その「場所」は何の変哲もない普通の野原にすぎません。しかしその場所の周りには不思議な噂がはびこり、そこを訪れた人は場所に対する嫌悪感や好ましい気持ちを抱いたりするのです。謎も驚きもないことが、謎と驚きの源なのでしょうか。

 

アメリカン・トールテール」

アメリカのホラ話に登場する木こりポール・バニヤンは、超破格のスケールの大きさが伝説となっています。しかし彼には無類の怠け者でやせっぽちで、眠ることだけが得意という弟ジェームズ・バニヤンがいたのです。ある日ポールは、弟と眠り一騎打ちを始めるのですが・・。
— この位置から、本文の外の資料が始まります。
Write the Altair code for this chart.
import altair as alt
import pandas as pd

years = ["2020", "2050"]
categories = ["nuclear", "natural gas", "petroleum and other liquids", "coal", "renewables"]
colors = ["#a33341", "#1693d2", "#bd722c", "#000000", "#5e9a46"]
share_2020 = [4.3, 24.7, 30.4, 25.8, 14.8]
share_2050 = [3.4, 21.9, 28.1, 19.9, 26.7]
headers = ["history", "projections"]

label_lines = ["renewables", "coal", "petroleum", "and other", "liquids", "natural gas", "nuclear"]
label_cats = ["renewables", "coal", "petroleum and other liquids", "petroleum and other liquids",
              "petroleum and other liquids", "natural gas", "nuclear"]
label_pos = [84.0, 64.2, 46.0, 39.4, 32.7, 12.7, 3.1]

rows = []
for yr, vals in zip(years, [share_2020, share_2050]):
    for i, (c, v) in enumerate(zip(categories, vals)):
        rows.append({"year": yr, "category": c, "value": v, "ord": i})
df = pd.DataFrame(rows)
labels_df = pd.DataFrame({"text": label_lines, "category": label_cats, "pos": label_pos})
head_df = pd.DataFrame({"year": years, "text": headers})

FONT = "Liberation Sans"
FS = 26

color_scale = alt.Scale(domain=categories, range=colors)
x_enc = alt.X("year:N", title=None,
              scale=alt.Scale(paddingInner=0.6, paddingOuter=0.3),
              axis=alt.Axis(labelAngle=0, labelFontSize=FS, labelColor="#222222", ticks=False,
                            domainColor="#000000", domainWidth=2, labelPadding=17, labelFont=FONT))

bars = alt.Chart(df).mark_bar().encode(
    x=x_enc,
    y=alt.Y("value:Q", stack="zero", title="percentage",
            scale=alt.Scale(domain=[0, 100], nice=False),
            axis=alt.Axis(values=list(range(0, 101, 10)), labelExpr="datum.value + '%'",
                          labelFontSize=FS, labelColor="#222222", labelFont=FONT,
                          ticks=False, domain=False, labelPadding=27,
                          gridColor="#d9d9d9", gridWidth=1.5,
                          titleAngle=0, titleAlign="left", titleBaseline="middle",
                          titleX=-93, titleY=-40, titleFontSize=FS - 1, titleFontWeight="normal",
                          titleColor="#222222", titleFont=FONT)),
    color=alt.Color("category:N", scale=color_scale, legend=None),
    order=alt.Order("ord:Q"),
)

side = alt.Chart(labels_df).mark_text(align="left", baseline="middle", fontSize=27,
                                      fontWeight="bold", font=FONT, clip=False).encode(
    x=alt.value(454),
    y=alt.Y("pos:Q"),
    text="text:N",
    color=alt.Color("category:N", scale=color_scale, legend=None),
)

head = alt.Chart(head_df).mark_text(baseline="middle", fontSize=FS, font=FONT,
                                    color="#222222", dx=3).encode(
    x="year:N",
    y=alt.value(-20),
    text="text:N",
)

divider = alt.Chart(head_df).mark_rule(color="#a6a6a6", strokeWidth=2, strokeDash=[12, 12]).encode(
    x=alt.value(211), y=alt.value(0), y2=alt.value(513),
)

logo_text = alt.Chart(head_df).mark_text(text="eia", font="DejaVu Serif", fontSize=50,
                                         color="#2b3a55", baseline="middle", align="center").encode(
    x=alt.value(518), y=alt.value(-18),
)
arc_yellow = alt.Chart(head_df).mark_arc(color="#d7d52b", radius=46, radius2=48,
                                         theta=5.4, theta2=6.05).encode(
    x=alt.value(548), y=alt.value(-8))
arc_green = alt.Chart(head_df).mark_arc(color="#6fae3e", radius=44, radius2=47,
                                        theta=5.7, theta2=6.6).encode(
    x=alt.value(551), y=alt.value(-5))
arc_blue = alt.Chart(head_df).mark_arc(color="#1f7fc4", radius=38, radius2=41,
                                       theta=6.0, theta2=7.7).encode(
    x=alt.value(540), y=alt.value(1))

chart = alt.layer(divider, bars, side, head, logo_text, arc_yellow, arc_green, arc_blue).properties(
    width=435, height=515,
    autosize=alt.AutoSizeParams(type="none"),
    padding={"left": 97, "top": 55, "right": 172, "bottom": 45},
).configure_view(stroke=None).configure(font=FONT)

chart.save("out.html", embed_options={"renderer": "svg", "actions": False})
もちろん何の取り柄もない弟が勝つのですが、他の全ての面で勝っている兄は、どうしてそんな勝負を挑んだのでしょう。全ての点で勝る必要などあるのでしょうか。

 

「夜の声」

旧約聖書に登場するサムエル、その物語を1950年代に先生から聞いた少年、その少年の半世紀後の姿と思しき老作家。この3人を行き来うる物語のテーマは不眠と幻聴です。サムエルが聞いた神の声も、少年が切望した自分が選ばれる声も、老作家のうつろな夢に響く過去の声も、同じ「ひとつの声」なのでしょう。いや本書に綴られた全ての作品が、著者が聞いた幻の声が語った物語なのかもしれないのです。